There was no discussion because “high crimes and misdemeanors” had an accepted meaning at the time with which these delegates were familiar. The terms had been in use in English political life since 1642. Here in a nutshell is what these terms mean.
- The terms high crimes and misdemeanors do not refer to criminal conduct in the ordinary sense. Criminal conduct on the part of the President is neither necessary nor sufficient for impeachment. There was no such crime as a misdemeanor when the terms were first in use – petty crimes were called trespasses. High crimes and misdemeanors may be also be criminal, such as bribery, but lots more is covered.
- The non-criminal nature of impeachment is confirmed by other parts of the Constitution. The Fifth Amendment guarantees that no person shall be subject to double jeopardy for the same offense. Because the impeachment provision declares that a convicted President can be subject to later criminal prosecution, impeachment was clearly meant as a non-criminal proceeding. Furthermore, while a criminal defendant is guaranteed the right to a trial by jury by the Sixth Amendment, a President is tried by the Senate.
- High crimes and misdemeanors are political offenses against the state, and impeachment is designed to secure the state not punish the offender. Impeachment has been reserved for gross abuses of power or violations of the public trust. Remember that impeachment was used mainly to rid the state of the king’s corrupt ministers, who were not subject to the normal criminal process.
- The modifier “high” refers both to the position of the offender and the seriousness of the offense. Impeachment is reserved for especially serious offenses. Only officers in high positions of trust can commit these egregious political offenses.
- Intense political opposition and a general sense that the President is a failure are not sufficient grounds for impeachment. Nor is a sense that the President’s policies are wrong and harmful to the nation. If these points were not true, both Jimmy Carter and George W. Bush would have been impeached.

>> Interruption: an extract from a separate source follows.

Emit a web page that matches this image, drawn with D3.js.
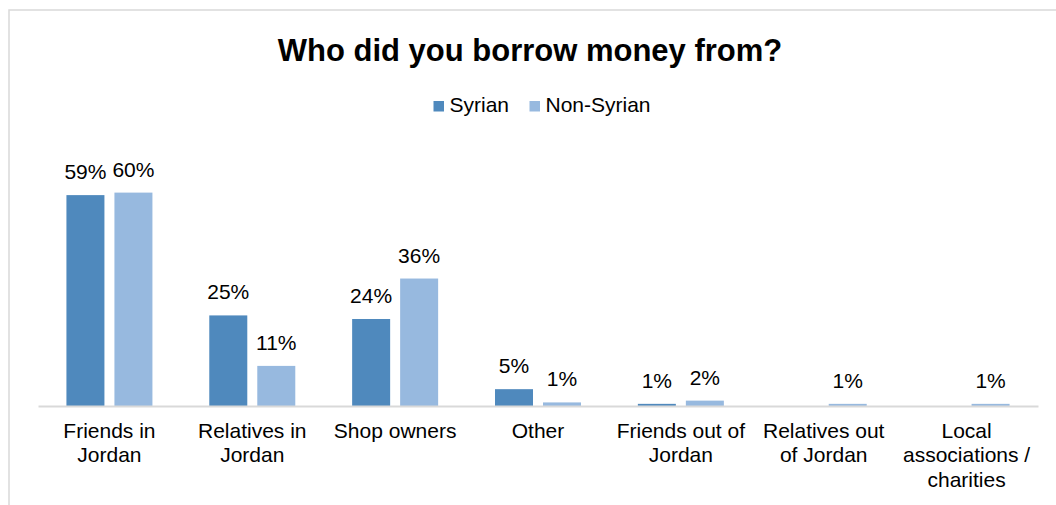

- Because high crimes and misdemeanors are political crimes that cannot be committed by someone who does not hold high political office, they do not include reprehensible conduct committed before a President is elected, unless the conduct procured his or her election. An example might be some fraud or misconduct by the candidate that improperly influenced the election, like the Watergate bugging cover-up by President Nixon.

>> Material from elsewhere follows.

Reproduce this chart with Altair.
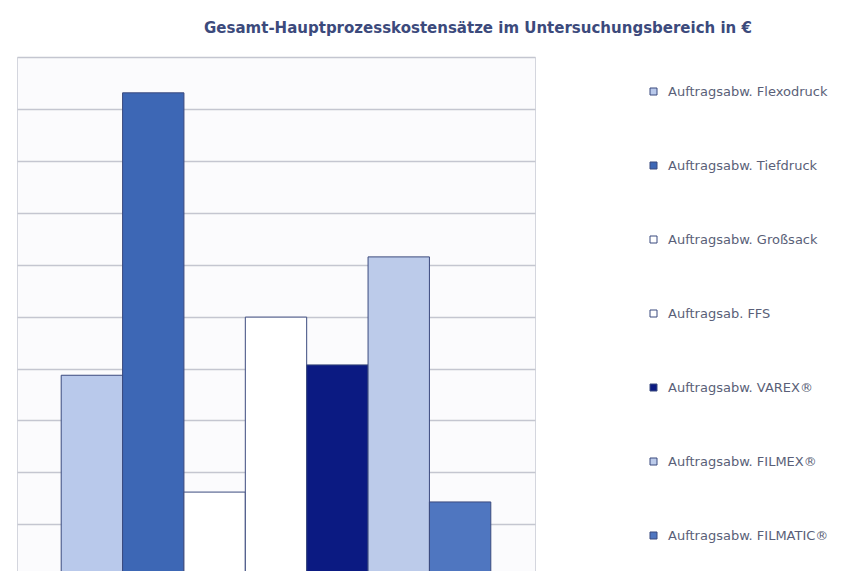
import altair as alt
import pandas as pd

# Series (one cluster of seven bars)
series = [
    "Auftragsabw. Flexodruck",
    "Auftragsabw. Tiefdruck",
    "Auftragsabw. Großsack",
    "Auftragsab. FFS",
    "Auftragsabw. VAREX®",
    "Auftragsabw. FILMEX®",
    "Auftragsabw. FILMATIC®",
]
# Values (relative units, gridline step = 10)
values = [48.7, 103.1, 26.2, 59.9, 50.7, 71.5, 24.3]
colors = ["#b9c9eb", "#3d67b5", "#ffffff", "#ffffff", "#0b1a82", "#bccbea", "#4f76c0"]
grid_values = [20, 30, 40, 50, 60, 70, 80, 90, 100, 110]

df = pd.DataFrame({"Serie": series, "Wert": values})

title = alt.Title(
    "Gesamt-Hauptprozesskostensätze im Untersuchungsbereich in €",
    anchor="middle",
    frame="group",
    dx=202,
    offset=21,
    font="DejaVu Sans",
    fontSize=15,
    fontWeight="bold",
    color="#3c4a7c",
)

chart = (
    alt.Chart(df, title=title)
    .mark_bar(stroke="#3b4a7e", strokeWidth=1, clip=True)
    .encode(
        x=alt.X(
            "Serie:N",
            sort=series,
            scale=alt.Scale(paddingInner=0, paddingOuter=0.72),
            axis=None,
        ),
        y=alt.Y(
            "Wert:Q",
            scale=alt.Scale(domain=[11, 110], zero=False, nice=False),
            axis=alt.Axis(
                values=grid_values,
                labels=False,
                ticks=False,
                domain=False,
                title=None,
                grid=True,
                gridColor="#c4c6d0",
                gridWidth=1.5,
            ),
        ),
        color=alt.Color(
            "Serie:N",
            sort=series,
            scale=alt.Scale(domain=series, range=colors),
            legend=alt.Legend(
                title=None,
                orient="none",
                legendX=630,
                legendY=28,
                padding=0,
                symbolType="square",
                symbolSize=49,
                symbolStrokeColor="#3b4a7e",
                symbolStrokeWidth=1,
                symbolOpacity=1,
                labelFont="DejaVu Sans",
                labelFontSize=13,
                labelColor="#5a5f78",
                labelOffset=8,
                labelLimit=0,
                rowPadding=60,
            ),
        ),
    )
    .properties(
        width=518,
        height=514,
        autosize="none",
        padding={"left": 17, "top": 57, "right": 331, "bottom": 0},
    )
    .configure_view(stroke="#d4d6de", strokeWidth=1, fill="#fbfbfd")
)

chart.save("out.html", embed_options={"renderer": "svg", "actions": False})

Arguing for the impeachment of Justice William O. Douglas in 1970, then-Congressman Gerald Ford famously asserted that “an impeachable offense” is whatever the House, with the concurrence of the Senate, “considers it to be at a given moment in history.” But this view is wrong. The terms high crimes and misdemeanors have a relatively precise meaning that was intended, in part, to limit the availability of impeachment. When considering this limit, the two actual impeachments of sitting Presidents were probably unconstitutional.

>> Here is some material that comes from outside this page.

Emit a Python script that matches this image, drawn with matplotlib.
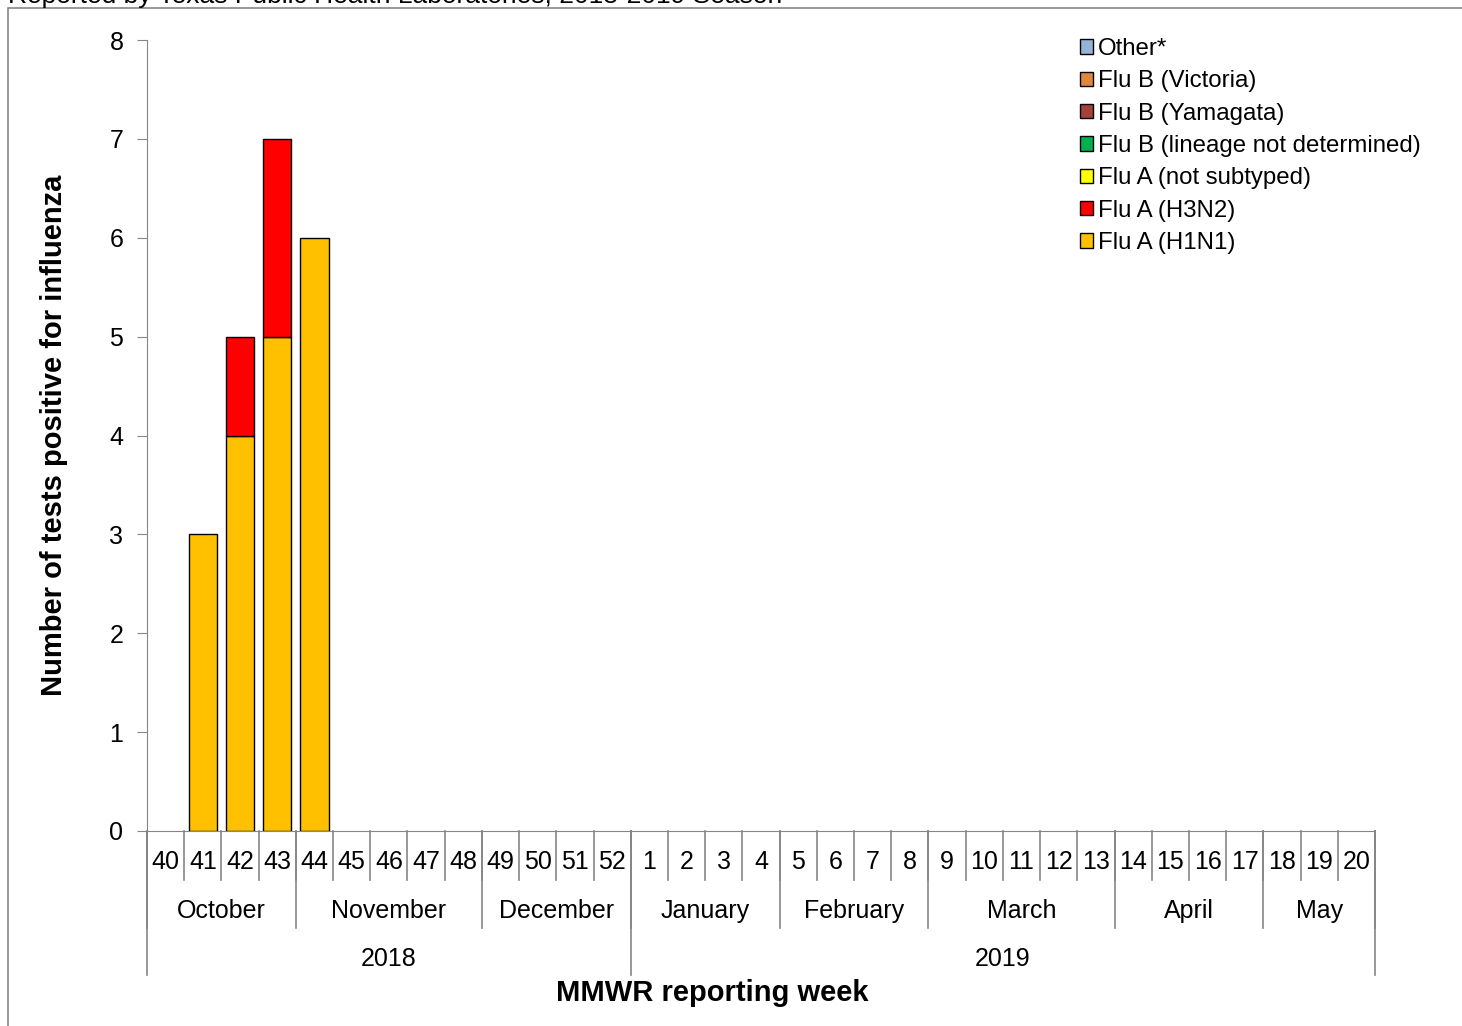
import numpy as np
import matplotlib.pyplot as plt
import matplotlib.patches as mpatches
from matplotlib.patches import Rectangle

plt.rcParams['font.family'] = ['Liberation Sans', 'DejaVu Sans']

weeks = ['40', '41', '42', '43', '44', '45', '46', '47', '48', '49', '50', '51', '52',
         '1', '2', '3', '4', '5', '6', '7', '8', '9', '10', '11', '12', '13',
         '14', '15', '16', '17', '18', '19', '20']
months = ['October', 'November', 'December', 'January', 'February', 'March', 'April', 'May']
month_len = [4, 5, 4, 4, 4, 5, 4, 3]
years = ['2018', '2019']
year_len = [13, 20]

n = len(weeks)
h1n1 = [0, 3, 4, 5, 6] + [0] * 28
h3n2 = [0, 0, 1, 2, 0] + [0] * 28
a_nst = [0] * n
b_lnd = [0] * n
b_yam = [0] * n
b_vic = [0] * n
other = [0] * n

series = [("Flu A (H1N1)", h1n1, "#FFC000"),
          ("Flu A (H3N2)", h3n2, "#FF0000"),
          ("Flu A (not subtyped)", a_nst, "#FFFF00"),
          ("Flu B (lineage not determined)", b_lnd, "#00B050"),
          ("Flu B (Yamagata)", b_yam, "#A5403D"),
          ("Flu B (Victoria)", b_vic, "#E0873C"),
          ("Other*", other, "#95B3D7")]

W, H = 1462, 1026
fs = 18
fig = plt.figure(figsize=(W / 100, H / 100), dpi=100)
ax = fig.add_axes([147 / W, 1 - 831 / H, (1375 - 147) / W, (831 - 40) / H])

x = np.arange(n)
bottom = np.zeros(n)
handles = []
for name, vals, col in series:
    vals = np.array(vals, dtype=float)
    nz = vals > 0
    if nz.any():
        ax.bar(x[nz], vals[nz], 0.76, bottom=bottom[nz], color=col, edgecolor='black', linewidth=1)
    bottom += vals
    handles.append(mpatches.Patch(facecolor=col, edgecolor='black', linewidth=1, label=name))

gray = '#868686'
ax.set_xlim(-0.5, n - 0.5)
ax.set_ylim(0, 8)
ax.set_yticks(range(0, 9))
ax.tick_params(axis='y', labelsize=fs, length=7, color=gray, pad=10)
ax.set_xticks([])
for s in ['top', 'right']:
    ax.spines[s].set_visible(False)
ax.spines['left'].set_color(gray)
ax.spines['bottom'].set_color(gray)
ax.set_ylabel('Number of tests positive for influenza', fontsize=21, fontweight='bold', labelpad=30)

trans = ax.get_xaxis_transform()
axh = 831 - 40
yw, ym, yy = -49 / axh, -97 / axh, -144 / axh

# week row
for i, w in enumerate(weeks):
    ax.text(i, -31 / axh, w, transform=trans, ha='center', va='center', fontsize=fs)
for i in range(n + 1):
    ax.plot([i - 0.5, i - 0.5], [0, yw], transform=trans, color=gray, lw=1.2, clip_on=False)

# month row
pos = 0
for m, l in zip(months, month_len):
    ax.text(pos + l / 2 - 0.5, -80 / axh, m, transform=trans, ha='center', va='center', fontsize=fs)
    ax.plot([pos - 0.5, pos - 0.5], [0, ym], transform=trans, color=gray, lw=1.2, clip_on=False)
    pos += l
ax.plot([pos - 0.5, pos - 0.5], [0, ym], transform=trans, color=gray, lw=1.2, clip_on=False)

# year row
pos = 0
for yr, l in zip(years, year_len):
    ax.text(pos + l / 2 - 0.5, -128 / axh, yr, transform=trans, ha='center', va='center', fontsize=fs)
    ax.plot([pos - 0.5, pos - 0.5], [0, yy], transform=trans, color=gray, lw=1.2, clip_on=False)
    pos += l
ax.plot([pos - 0.5, pos - 0.5], [0, yy], transform=trans, color=gray, lw=1.2, clip_on=False)

ax.text(0.46, -162 / axh, 'MMWR reporting week', transform=ax.transAxes, ha='center', va='center',
        fontsize=21, fontweight='bold')

leg = fig.legend(handles=handles[::-1], loc='upper left', bbox_to_anchor=(1068 / W, 1 - 26 / H),
                 frameon=False, fontsize=17.3, handlelength=0.55, handleheight=0.55,
                 handletextpad=0.2, labelspacing=0.43, borderpad=0)

# outer border and cut-off title
fig.patches.append(Rectangle((8 / W, -0.1), 1.2, 1 - 8 / H + 0.1, transform=fig.transFigure,
                             fill=False, edgecolor=gray, linewidth=1.2))
fig.text(8 / W, 1 - 3 / H, 'Reported by Texas Public Health Laboratories, 2018-2019 Season',
         ha='left', va='baseline', fontsize=19)

fig.savefig('out.png', dpi=100)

President Andrew Johnson was a Southerner who oversaw Reconstruction with a galling sympathy for the South. He was hugely unpopular for this. But his impeachment in 1868 was specifically for firing Secretary of War Stanton in violation of a statute passed by Congress to prevent him from firing Stanton. Johnson in good faith believed he had the right to fire officials who worked for him and that the statute was unconstitutional. This position was later vindicated by the Supreme Court. Johnson avoided conviction in the Senate by a single vote. This is an example of an intense disagreement between Congress and the President over matters of policy and law, which are rather frequent and are not egregious abuses of power simply because a majority of Congressmen might say they are.
When President Bill Clinton was impeached, he was a relatively popular President who had implacable opposition among Republicans. They believed him to be a liar and relentlessly sought grounds to impeach him. Recall that Kenneth Starr produced an investigatory report that focused on Clinton’s relationship with Monica Lewinsky and his efforts to cover it up by lying to his wife, his staff, the Cabinet and the American people. But Cass Sunstein remarks that
the impeachment of Bill Clinton is almost incomprehensible, at least if it is explored in the light of the debates in the late eighteenth century. You would have to work really hard to make a minimally plausible argument that Clinton committed an impeachable offense.
Clinton did lie under oath about his affair and this is unlawful, but it wasn’t an impeachable offense because it was not an abuse of his Presidential authority. It was a tawdry offense that practically anyone could commit.
One thing common to these two impeachments was the extreme factionalism in Congress at the time. In Federalist No. 65, Hamilton noted
the prosecution of [political offenses] will seldom fail to agitate the passions of the whole community, and to divide it into parties more or less friendly or inimical to the accused. In many cases it will connect itself with pre-existing factions, and will enlist all their animosities, partialities, influence, and interest on one side or the other; and in such cases there will always be the greatest danger that the decision will be regulated more by the comparative strength of the parties than by the real demonstrations of innocence or guilt.
Factionalism and passion will always be present in the midst of supercharged political issues, but in our present situation it will do nothing but get in the way of sound judgment.
Some commentators have argued that we have been too timid in the use of the impeachment mechanism. In an excellent opinion piece in the online journal Vox, published on November 30, 2017, Ezra Klein observes
There are plenty of people who simply should not be president of a nuclear hyperpower, and Trump is one of them . . . . We have grown too afraid of the consequences of impeachment and too complacent about the consequences of leaving an unfit president in office. If the worst happens, and Trump’s presidency results in calamity, we will have no excuse, no answer to give. This is an emergency. We should break the glass.
The piece concludes with a proposition at odds with the original meaning of the impeachment clause: “being extremely bad at the job of president of the United States should be enough to get you fired.”
However, events are moving quickly and there may be more to consider than bad job performance. Two days after this post was originally written, Trump’s former national security advisor, General Michael Flynn, pled guilty to lying to the FBI about his contacts with the Russian ambassador, and according to the Washington Post “court records indicate he was acting under instructions from senior Trump transition officials in his dealings with the diplomat.” Working in tandem with a foreign power to defeat a political adversary in a contest for the Presidency, and then attempting to obstruct an investigation into it, or to cover it up, is a “high crime and misdemeanor” in the true, original sense.
The best approach may be to consider only the actions said to be the basis of the potential impeachment behind an imaginary veil of ignorance about the President and his policies. It should not matter whether we agree with his policies and decisions. The sole question should be whether he has inflicted a serious political injury to the country, an abuse of power, enabled by his high office. Put another way, would we consider Trump’s actions to be a gross abuse of Presidential power if committed by a President whose policies we supported? If the answer is yes, then he should be removed.